▶ _DIRECTIVE_
Write out each line word for word. Drop pictures.

══════════════════════════════

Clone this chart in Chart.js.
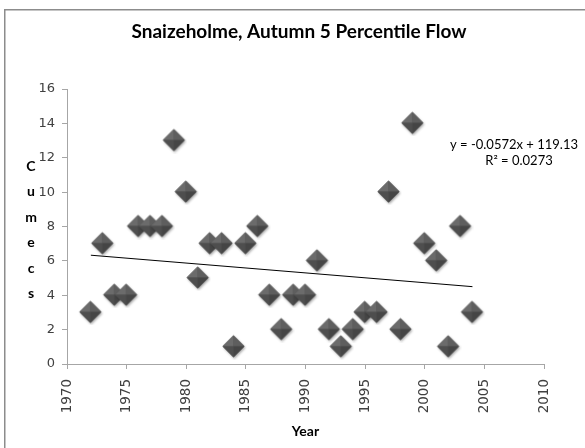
<!DOCTYPE html>
<html>
<head>
<meta charset="utf-8">
<script src="https://cdn.jsdelivr.net/npm/chart.js@4.4.0/dist/chart.umd.min.js"></script>
<style>
  html, body { margin: 0; padding: 0; background: #ffffff; }
  #wrap { width: 585px; height: 448px; position: relative; }
</style>
</head>
<body>
<div id="wrap"><canvas id="c" width="585" height="448"></canvas></div>
<script>
// ---- Data ----
const years = [1972, 1973, 1974, 1975, 1976, 1977, 1978, 1979, 1980, 1981, 1982,
               1983, 1984, 1985, 1986, 1987, 1988, 1989, 1990, 1991, 1992, 1993,
               1994, 1995, 1996, 1997, 1998, 1999, 2000, 2001, 2002, 2003, 2004];
const flows = [3, 7, 4, 4, 8, 8, 8, 13, 10, 5, 7,
               7, 1, 7, 8, 4, 2, 4, 4, 6, 2, 1,
               2, 3, 3, 10, 2, 14, 7, 6, 1, 8, 3];
const trendYears = [1972, 2004];
const trendValues = [6.33, 4.50];
const xTicks = [1970, 1975, 1980, 1985, 1990, 1995, 2000, 2005, 2010];
const yTicks = [0, 2, 4, 6, 8, 10, 12, 14, 16];
const titleText = 'Snaizeholme, Autumn 5 Percentile Flow';
const xTitle = 'Year';
const yTitleLetters = ['C', 'u', 'm', 'e', 'c', 's'];
const equationLines = ['y = -0.0572x + 119.13', 'R\u00B2 = 0.0273'];

// ---- Diamond marker image ----
function makeDiamond() {
  const s = 26, c = document.createElement('canvas');
  c.width = s; c.height = s;
  const g = c.getContext('2d');
  const cx = 12.5, cy = 12.5, r = 11;
  g.save();
  g.shadowColor = 'rgba(0,0,0,0.35)';
  g.shadowBlur = 2.5;
  g.shadowOffsetX = 1;
  g.shadowOffsetY = 1.5;
  g.beginPath();
  g.moveTo(cx, cy - r); g.lineTo(cx + r, cy); g.lineTo(cx, cy + r); g.lineTo(cx - r, cy); g.closePath();
  g.fillStyle = '#555555';
  g.fill();
  g.restore();
  const facets = [
    [[cx, cy - r], [cx - r, cy], [cx, cy], '#6b6b6b'],
    [[cx, cy - r], [cx + r, cy], [cx, cy], '#5e5e5e'],
    [[cx - r, cy], [cx, cy + r], [cx, cy], '#4e4e4e'],
    [[cx + r, cy], [cx, cy + r], [cx, cy], '#454545']
  ];
  facets.forEach(f => {
    g.beginPath();
    g.moveTo(f[0][0], f[0][1]); g.lineTo(f[1][0], f[1][1]); g.lineTo(f[2][0], f[2][1]); g.closePath();
    g.fillStyle = f[3];
    g.fill();
  });
  return c;
}
const diamond = makeDiamond();

const points = years.map((y, i) => ({ x: y, y: flows[i] }));
const trend = trendYears.map((y, i) => ({ x: y, y: trendValues[i] }));

const decorPlugin = {
  id: 'decor',
  beforeDraw(chart) {
    const ctx = chart.ctx;
    ctx.save();
    ctx.fillStyle = '#ffffff';
    ctx.fillRect(0, 0, chart.width, chart.height);
    ctx.strokeStyle = '#8c8c8c';
    ctx.lineWidth = 1.5;
    ctx.strokeRect(4.75, 9.75, 700, 600);
    ctx.restore();
  },
  afterDraw(chart) {
    const ctx = chart.ctx;
    ctx.save();
    // chart title
    ctx.fillStyle = '#000000';
    ctx.font = 'bold 19px Lato';
    ctx.textAlign = 'center';
    ctx.textBaseline = 'alphabetic';
    ctx.fillText(titleText, 299, 38);
    // vertical stacked y-axis title
    ctx.font = 'bold 14px Lato';
    ctx.textBaseline = 'middle';
    const yStart = 166, yStep = 25.5;
    yTitleLetters.forEach((ch, i) => ctx.fillText(ch, 31, yStart + i * yStep));
    // trendline equation
    ctx.font = '13px Lato';
    ctx.fillText(equationLines[0], 514, 145);
    ctx.fillText(equationLines[1], 519, 161);
    ctx.restore();
  }
};

new Chart(document.getElementById('c'), {
  type: 'scatter',
  data: {
    datasets: [
      {
        label: 'Flow',
        data: points,
        pointStyle: diamond,
        pointRadius: 11,
        pointHoverRadius: 11,
        order: 2
      },
      {
        type: 'line',
        label: 'Trend',
        data: trend,
        borderColor: '#000000',
        borderWidth: 1,
        pointRadius: 0,
        fill: false,
        order: 1
      }
    ]
  },
  options: {
    responsive: false,
    animation: false,
    devicePixelRatio: 1,
    layout: { padding: { left: 0, right: 41, top: 89, bottom: 0 } },
    plugins: {
      legend: { display: false },
      tooltip: { enabled: false },
      title: { display: false }
    },
    scales: {
      x: {
        type: 'linear',
        min: 1970, max: 2010,
        afterBuildTicks(axis) { axis.ticks = xTicks.map(v => ({ value: v })); },
        afterFit(axis) { axis.height = 84; },
        ticks: {
          minRotation: 90, maxRotation: 90,
          color: '#404040',
          font: { family: 'DejaVu Sans', size: 13.5 },
          padding: 10,
          callback: v => String(v)
        },
        grid: { display: true, drawOnChartArea: false, drawTicks: true, tickLength: 5, color: '#a6a6a6' },
        border: { display: true, color: '#a6a6a6', width: 1 },
        title: {
          display: true, text: xTitle, color: '#000000',
          font: { family: 'Lato', size: 14, weight: 'bold' },
          padding: { top: 0, bottom: 8.6 }
        }
      },
      y: {
        type: 'linear',
        min: 0, max: 16,
        afterBuildTicks(axis) { axis.ticks = yTicks.map(v => ({ value: v })); },
        afterFit(axis) { axis.width = 67; },
        ticks: {
          color: '#404040',
          font: { family: 'DejaVu Sans', size: 13 },
          padding: 7
        },
        grid: { display: true, drawOnChartArea: false, drawTicks: true, tickLength: 5, color: '#a6a6a6' },
        border: { display: true, color: '#a6a6a6', width: 1 }
      }
    }
  },
  plugins: [decorPlugin]
});
</script>
</body>
</html>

══════════════════════════════

▶ _COMPLETED TASK_
Clone this chart in Chart.js.
<!DOCTYPE html>
<html>
<head>
<meta charset="utf-8">
<script src="https://cdn.jsdelivr.net/npm/chart.js@4.4.0/dist/chart.umd.min.js"></script>
<style>
  html, body { margin: 0; padding: 0; background: #ffffff; }
  #wrap { width: 585px; height: 448px; position: relative; }
</style>
</head>
<body>
<div id="wrap"><canvas id="c" width="585" height="448"></canvas></div>
<script>
// ---- Data ----
const years = [1972, 1973, 1974, 1975, 1976, 1977, 1978, 1979, 1980, 1981, 1982,
               1983, 1984, 1985, 1986, 1987, 1988, 1989, 1990, 1991, 1992, 1993,
               1994, 1995, 1996, 1997, 1998, 1999, 2000, 2001, 2002, 2003, 2004];
const flows = [3, 7, 4, 4, 8, 8, 8, 13, 10, 5, 7,
               7, 1, 7, 8, 4, 2, 4, 4, 6, 2, 1,
               2, 3, 3, 10, 2, 14, 7, 6, 1, 8, 3];
const trendYears = [1972, 2004];
const trendValues = [6.33, 4.50];
const xTicks = [1970, 1975, 1980, 1985, 1990, 1995, 2000, 2005, 2010];
const yTicks = [0, 2, 4, 6, 8, 10, 12, 14, 16];
const titleText = 'Snaizeholme, Autumn 5 Percentile Flow';
const xTitle = 'Year';
const yTitleLetters = ['C', 'u', 'm', 'e', 'c', 's'];
const equationLines = ['y = -0.0572x + 119.13', 'R\u00B2 = 0.0273'];

// ---- Diamond marker image ----
function makeDiamond() {
  const s = 26, c = document.createElement('canvas');
  c.width = s; c.height = s;
  const g = c.getContext('2d');
  const cx = 12.5, cy = 12.5, r = 11;
  g.save();
  g.shadowColor = 'rgba(0,0,0,0.35)';
  g.shadowBlur = 2.5;
  g.shadowOffsetX = 1;
  g.shadowOffsetY = 1.5;
  g.beginPath();
  g.moveTo(cx, cy - r); g.lineTo(cx + r, cy); g.lineTo(cx, cy + r); g.lineTo(cx - r, cy); g.closePath();
  g.fillStyle = '#555555';
  g.fill();
  g.restore();
  const facets = [
    [[cx, cy - r], [cx - r, cy], [cx, cy], '#6b6b6b'],
    [[cx, cy - r], [cx + r, cy], [cx, cy], '#5e5e5e'],
    [[cx - r, cy], [cx, cy + r], [cx, cy], '#4e4e4e'],
    [[cx + r, cy], [cx, cy + r], [cx, cy], '#454545']
  ];
  facets.forEach(f => {
    g.beginPath();
    g.moveTo(f[0][0], f[0][1]); g.lineTo(f[1][0], f[1][1]); g.lineTo(f[2][0], f[2][1]); g.closePath();
    g.fillStyle = f[3];
    g.fill();
  });
  return c;
}
const diamond = makeDiamond();

const points = years.map((y, i) => ({ x: y, y: flows[i] }));
const trend = trendYears.map((y, i) => ({ x: y, y: trendValues[i] }));

const decorPlugin = {
  id: 'decor',
  beforeDraw(chart) {
    const ctx = chart.ctx;
    ctx.save();
    ctx.fillStyle = '#ffffff';
    ctx.fillRect(0, 0, chart.width, chart.height);
    ctx.strokeStyle = '#8c8c8c';
    ctx.lineWidth = 1.5;
    ctx.strokeRect(4.75, 9.75, 700, 600);
    ctx.restore();
  },
  afterDraw(chart) {
    const ctx = chart.ctx;
    ctx.save();
    // chart title
    ctx.fillStyle = '#000000';
    ctx.font = 'bold 19px Lato';
    ctx.textAlign = 'center';
    ctx.textBaseline = 'alphabetic';
    ctx.fillText(titleText, 299, 38);
    // vertical stacked y-axis title
    ctx.font = 'bold 14px Lato';
    ctx.textBaseline = 'middle';
    const yStart = 166, yStep = 25.5;
    yTitleLetters.forEach((ch, i) => ctx.fillText(ch, 31, yStart + i * yStep));
    // trendline equation
    ctx.font = '13px Lato';
    ctx.fillText(equationLines[0], 514, 145);
    ctx.fillText(equationLines[1], 519, 161);
    ctx.restore();
  }
};

new Chart(document.getElementById('c'), {
  type: 'scatter',
  data: {
    datasets: [
      {
        label: 'Flow',
        data: points,
        pointStyle: diamond,
        pointRadius: 11,
        pointHoverRadius: 11,
        order: 2
      },
      {
        type: 'line',
        label: 'Trend',
        data: trend,
        borderColor: '#000000',
        borderWidth: 1,
        pointRadius: 0,
        fill: false,
        order: 1
      }
    ]
  },
  options: {
    responsive: false,
    animation: false,
    devicePixelRatio: 1,
    layout: { padding: { left: 0, right: 41, top: 89, bottom: 0 } },
    plugins: {
      legend: { display: false },
      tooltip: { enabled: false },
      title: { display: false }
    },
    scales: {
      x: {
        type: 'linear',
        min: 1970, max: 2010,
        afterBuildTicks(axis) { axis.ticks = xTicks.map(v => ({ value: v })); },
        afterFit(axis) { axis.height = 84; },
        ticks: {
          minRotation: 90, maxRotation: 90,
          color: '#404040',
          font: { family: 'DejaVu Sans', size: 13.5 },
          padding: 10,
          callback: v => String(v)
        },
        grid: { display: true, drawOnChartArea: false, drawTicks: true, tickLength: 5, color: '#a6a6a6' },
        border: { display: true, color: '#a6a6a6', width: 1 },
        title: {
          display: true, text: xTitle, color: '#000000',
          font: { family: 'Lato', size: 14, weight: 'bold' },
          padding: { top: 0, bottom: 8.6 }
        }
      },
      y: {
        type: 'linear',
        min: 0, max: 16,
        afterBuildTicks(axis) { axis.ticks = yTicks.map(v => ({ value: v })); },
        afterFit(axis) { axis.width = 67; },
        ticks: {
          color: '#404040',
          font: { family: 'DejaVu Sans', size: 13 },
          padding: 7
        },
        grid: { display: true, drawOnChartArea: false, drawTicks: true, tickLength: 5, color: '#a6a6a6' },
        border: { display: true, color: '#a6a6a6', width: 1 }
      }
    }
  },
  plugins: [decorPlugin]
});
</script>
</body>
</html>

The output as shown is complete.